While I blame, I also comfort.  Many emotions are fighting to be front and center in my mind right now.  I blame myself and, in the same breath, try to remind myself that Brandon left a huge mark in this world.  I am not being punished.  Really, really wonderful people have also lost children.  My guess is that most people who have lost children are probably pretty wonderful.  I truly have no idea what Brandon was saved from in dying young.  I fought for him, really and truly fought for him, since I found out I was pregnant with him.  I loved him the best way I could, with every ounce of my being, which brings me back to blame because maybe it wasn't enough, but then I go back to getting over myself and say, it was the best I had with what I have.

Tonight, a boy at church called out, "Mom."  I turned.  I scolded myself for turning towards a boy's voice and then started crying because I'll never, in this lifetime, have a son to call me Mom.  I will end with what I read, immediately after that's from a new book by Dr. Daniel Brown, called Embracing Grace. 
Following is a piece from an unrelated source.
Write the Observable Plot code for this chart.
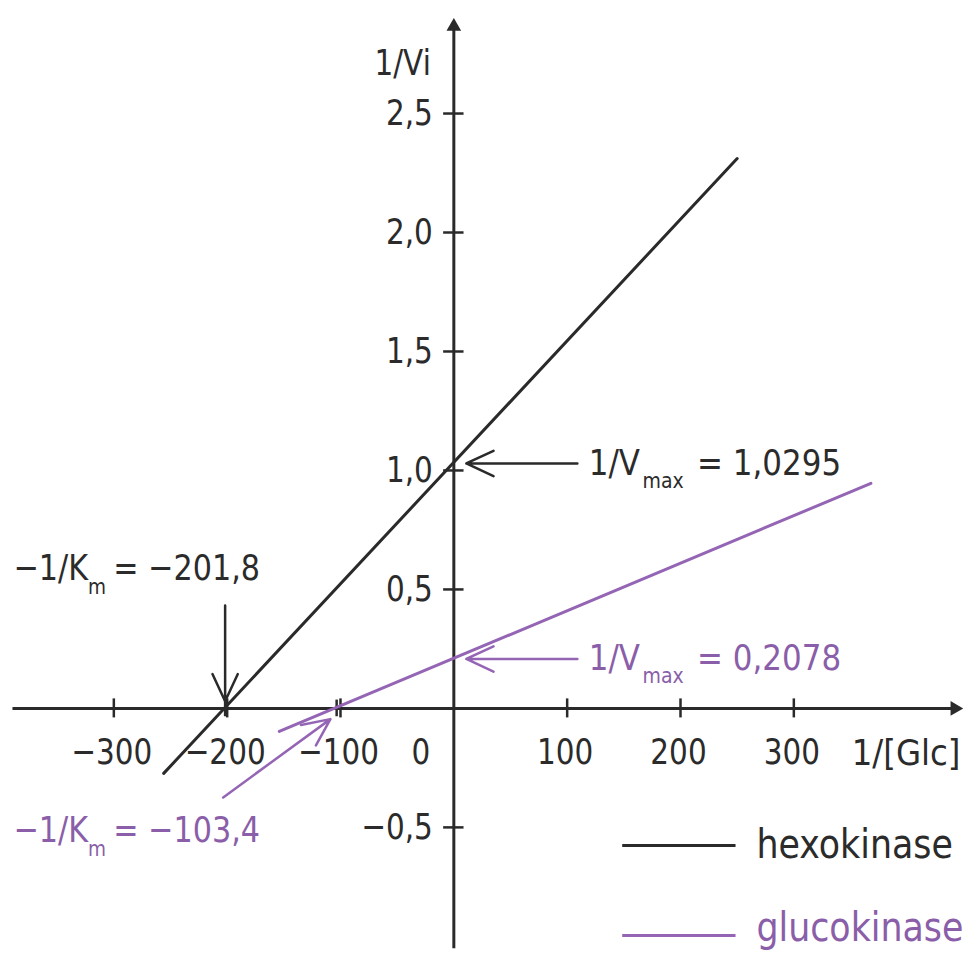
<!DOCTYPE html>
<html><head><meta charset="utf-8">
<script src="https://cdn.jsdelivr.net/npm/d3@7"></script>
<script src="https://cdn.jsdelivr.net/npm/@observablehq/plot@0.6"></script>
<style>body{margin:0;background:#fff}#chart svg{display:block}</style>
</head><body><div id="chart"></div>
<script>
// ---- data ----
const xTicks = [-300, -200, -100, 0, 100, 200, 300];
const yTicks = [-0.5, 0.5, 1.0, 1.5, 2.0, 2.5];
const enzymes = ["hexokinase", "glucokinase"];
const vmaxInv = [1.0295, 0.2078];      // 1/Vmax (y-intercepts)
const kmInv = [-201.8, -103.4];        // -1/Km (x-intercepts)
const hexoLine = [{x: -256, y: -0.273}, {x: 250, y: 2.311}];
const glucoLine = [{x: -154, y: -0.097}, {x: 368, y: 0.946}];
const xTitle = "1/[Glc]";
const yTitle = "1/Vi";

// ---- style ----
const BLACK = "#2a2a2a", TEXT = "#2b2b2b", PURPLE = "#9465b4", PTEXT = "#8a5ea8";
const FONT = "DejaVu Sans";
const SX = 0.82;      // tick labels / titles
const SXA = 0.86;     // annotation labels

const comma = s => s.replace(".", ",").replace("-", "\u2212");
const fmt1 = d => comma(d3.format(".1f")(d));
const fmtV = d => comma(String(d));

function squeeze(t, sx) {
  const x = t.getAttribute("x");
  if (x != null) t.setAttribute("x", +x / sx);
  t.setAttribute("transform", (t.getAttribute("transform") || "") + ` scale(${sx},1)`);
}

function condense(sx) {
  return function(index, scales, values, dims, ctx, next) {
    const g = next(index, scales, values, dims, ctx);
    g.querySelectorAll("text").forEach(t => squeeze(t, sx));
    return g;
  };
}

function subLabel(data, opts, parts, {subSize = 22, subDy = 13, dxSub = 3, dxAfter = 4, sx = SXA} = {}) {
  return Plot.text(data, {
    ...opts,
    text: d => parts(d).join(""),
    render(index, scales, values, dims, ctx, next) {
      const g = next(index, scales, values, dims, ctx);
      const texts = g.querySelectorAll("text");
      texts.forEach((t, k) => {
        const [a, b, c] = parts(data[index[k]]);
        t.textContent = "";
        const ns = "http://www.w3.org/2000/svg";
        const t1 = document.createElementNS(ns, "tspan"); t1.textContent = a;
        const t2 = document.createElementNS(ns, "tspan"); t2.textContent = b;
        t2.setAttribute("font-size", subSize); t2.setAttribute("dy", subDy); t2.setAttribute("dx", dxSub);
        const t3 = document.createElementNS(ns, "tspan"); t3.textContent = c;
        t3.setAttribute("dy", -subDy); t3.setAttribute("dx", dxAfter);
        t.append(t1, t2, t3);
        squeeze(t, sx);
      });
      return g;
    }
  });
}

const txt = {fontFamily: FONT, fontSize: 36, fill: TEXT, render: condense(SX)};
const ann = {textAnchor: "start", fontFamily: FONT, fontSize: 36};
const kmOpts = {dxSub: 0, dxAfter: -3, sx: 0.84, subDy: 14};

const chart = Plot.plot({
  width: 969,
  height: 953,
  marginTop: 0, marginRight: 0, marginBottom: 0, marginLeft: 0,
  x: {domain: [-400, 455], axis: null},
  y: {domain: [-1.03, 2.975], axis: null},
  style: {background: "white", overflow: "visible"},
  marks: [
    // axes
    Plot.ruleY([0], {x1: -389, x2: 440, stroke: BLACK, strokeWidth: 3}),
    Plot.ruleX([0], {y1: -1.01, y2: 2.86, stroke: BLACK, strokeWidth: 3}),
    Plot.dot([0], {x: 442, y: 0, symbol: "triangle2", rotate: 90, r: 7, fill: BLACK, stroke: "none"}),
    Plot.dot([0], {x: 0, y: 2.866, symbol: "triangle2", r: 7, fill: BLACK, stroke: "none"}),
    // ticks
    Plot.ruleX(xTicks.filter(d => d !== 0), {x: d => d, y1: -0.04, y2: 0.04, stroke: BLACK, strokeWidth: 2.5}),
    Plot.ruleX(kmInv, {x: d => d, y1: -0.035, y2: 0.035, stroke: BLACK, strokeWidth: 2.5}),
    Plot.ruleY(yTicks, {y: d => d, x1: -9, x2: 9, stroke: BLACK, strokeWidth: 2.5}),
    // tick labels
    Plot.text(xTicks.filter(d => d !== 0), {...txt, x: d => d, y: -0.185, dx: -2, text: d => comma(String(d))}),
    Plot.text([0], {...txt, x: 0, y: -0.185, dx: -33, text: d => String(d)}),
    Plot.text(yTicks, {...txt, x: 0, y: d => d, dx: -21, textAnchor: "end", text: fmt1}),
    // axis titles
    Plot.text([yTitle], {...txt, x: 0, y: 2.71, dx: -23, textAnchor: "end", text: d => d}),
    Plot.text([xTitle], {...txt, render: condense(0.9), x: 447, y: -0.19, textAnchor: "end", text: d => d}),
    // data lines
    Plot.line(hexoLine, {x: "x", y: "y", stroke: BLACK, strokeWidth: 3}),
    Plot.line(glucoLine, {x: "x", y: "y", stroke: PURPLE, strokeWidth: 3}),
    // annotation arrows
    Plot.arrow([kmInv[0]], {x1: d => d, x2: d => d, y1: 0.433, y2: 0.03, stroke: BLACK, strokeWidth: 2.5, headLength: 18, headAngle: 50}),
    Plot.arrow([vmaxInv[0]], {x1: 109, x2: 11, y1: d => d, y2: d => d, stroke: BLACK, strokeWidth: 2.5, headLength: 18, headAngle: 50}),
    Plot.arrow([vmaxInv[1]], {x1: 109, x2: 11, y1: d => d, y2: d => d, stroke: PURPLE, strokeWidth: 2.5, headLength: 18, headAngle: 50}),
    Plot.arrow([kmInv[1]], {x1: -203.5, y1: -0.374, x2: d => d - 5.5, y2: -0.045, stroke: PURPLE, strokeWidth: 2.5, headLength: 18, headAngle: 50}),
    // annotation labels
    subLabel([vmaxInv[0]], {...ann, x: 119, y: d => d, fill: TEXT}, d => ["1/V", "max", " = " + fmtV(d)]),
    subLabel([vmaxInv[1]], {...ann, x: 119, y: d => d, fill: PTEXT}, d => ["1/V", "max", " = " + fmtV(d)]),
    subLabel([kmInv[0]], {...ann, x: -388.5, y: 0.588, fill: TEXT}, d => ["\u22121/K", "m", " = " + fmtV(d)], kmOpts),
    subLabel([kmInv[1]], {...ann, x: -388.5, y: -0.513, fill: PTEXT}, d => ["\u22121/K", "m", " = " + fmtV(d)], kmOpts),
    // legend
    Plot.ruleY([-0.576], {x1: 149, x2: 249, stroke: BLACK, strokeWidth: 3}),
    Plot.ruleY([-0.954], {x1: 149, x2: 249, stroke: PURPLE, strokeWidth: 3}),
    Plot.text([enzymes[0]], {...txt, render: condense(0.87), fontSize: 40, x: 267, y: -0.576, textAnchor: "start", text: d => d}),
    Plot.text([enzymes[1]], {...txt, render: condense(0.87), fontSize: 40, fill: PTEXT, x: 267, y: -0.925, textAnchor: "start", text: d => d})
  ]
});
document.getElementById("chart").append(chart);
</script>
</body></html>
Guiltiness gnaws at all of us.  We worry that our specific wrongdoing has crossed an invisible line beyond the limits of grace.  Plus we labor under a vague sense that we haven't done enough, prayed enough, or been good enough to be worthy of God.  This biblically rich, highly accessible message offers you sturdy truths to silence condemnation and self-reproach.

And that's just it.  Deep down, I know the truth and I know that I neither earned my son or lost him because I wasn't worthy.  Right now, it doesn't stop me from begging for another chance to do better by Brandon, be a better mom, a better person, but I'm sure I'll eventually stop playing this game and accept what has been given to us all.  Grace.  I am generous with it.  For you.  For me....not so much...but I bet I'm about to learn some things I never knew about it and it's probably just in time.